Soprano Liv Redpath sang the ‘Romanze’ from Beethoven’s incidental music to ‘Leonore Prohaska’ from the first tier accompanied by harp.

And we thought we were just getting the Beethoven Ninth…

Such wide-ranging programs full of little-known music can easily unfold with a shrug, Not here. And this is typical of Pichon, the resourceful French countertenor-turned-conductor, now in his early 40s and still looking like a Euro hipster. Best known for his award-winning recordings of Monteverdi and Bach on the harmonia mundi label, he’s emerging into mainstream repertoire, so far with no apparent false steps.

The vocal quartet comprised Liv Redpath, Beth Taylor, Laurence Kilsby, and Alex Rosen.

For the Orchestra of St. Luke’s, the concert was a remembrance of the late Roger Norrington, who memorably conducted a revisionist Beethoven Ninth with the orchestra before his career was curtailed by illness. Norrington used historical performance stance to clarify what Beethoven said to his own time, creating a clearer mirror of our world. Example: American classrooms taught that the street band in the final movement was Swiss. No, said Norrington, it’s Turkish, in a welcoming, lighthearted act of benevolence.

Pichon presented the Ninth as a current, immediate plea for unity, especially in its final moments: Planted all over the Carnegie main floor were choristers who stood and sang in tandem with the onstage Clarion Choir. The Beethoven Ninth was truly the symphony of “us.” But isn’t it always? In our fractured world, the message was far more insistent than usual and clearer with English words projected on an overhead screen.

The contours of Pichon’s performance were radically different from Norrington’s, whose 1987 recording with the London Classical Players has aged strangely. Though Norrington gave Beethoven a welcome sense of dance, his supposed adherence to the composer’s super-fast metronome markings now sounds slow, much slower than Pichon, who matched the speedy recent Philadelphia Orchestra Beethoven Ninth under Yannick Nézet-Séguin. The St. Luke’s orchestra wasn’t consistently secure with such tempos but was carried by Pichon giving the many two- and three-note motifs extra thrust and more inner urgency to the first two movements. This orchestra doesn’t regularly play Beethoven’s Ninth, but the sense of discovery counted for much — as did the tension of technical struggle.

Pichon presented the Ninth as a current, immediate plea for unity, especially in its final moments.

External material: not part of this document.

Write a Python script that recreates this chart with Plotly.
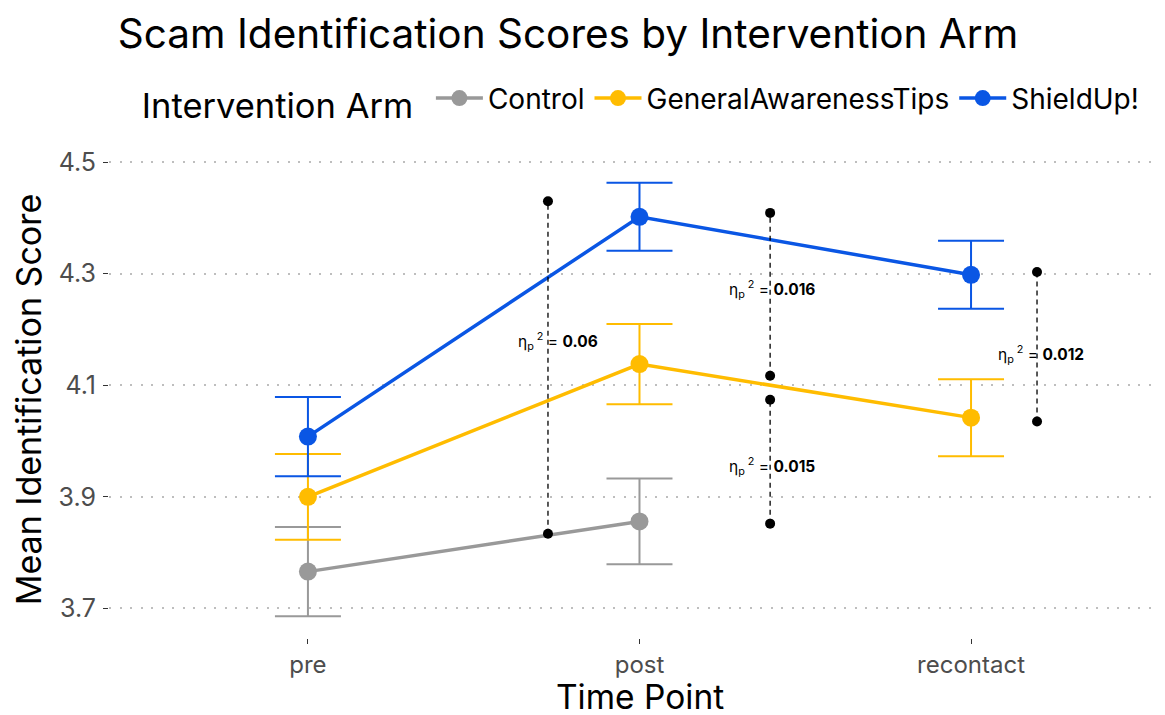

The final movement was where Pichon’s individuality kicked in. The instrumental recitative was underplayed, almost nonchalantly, making the “Ode to Joy” theme arrive like an entry into another world. Vocally, it was a different world than most Ninths, though the soloists — soprano Redpath, mezzo-soprano Beth Taylor, tenor Laurence Kilsby, and bass Alex Rosen — were unusually well integrated into the overall sound picture and singers you’d want to hear in other repertoire. Clarion’s choral singing was the least labored and most sonorous I’ve ever heard in this piece, allowing Pichon more purposeful word-painting opportunities. The line “above the starry canopy there must dwell a loving Father” had a special warm timbre when traded among the male and female voices, as if to say, “Herein lies the solution.” The concert was a rich musical and philosophical package, and a much-needed one.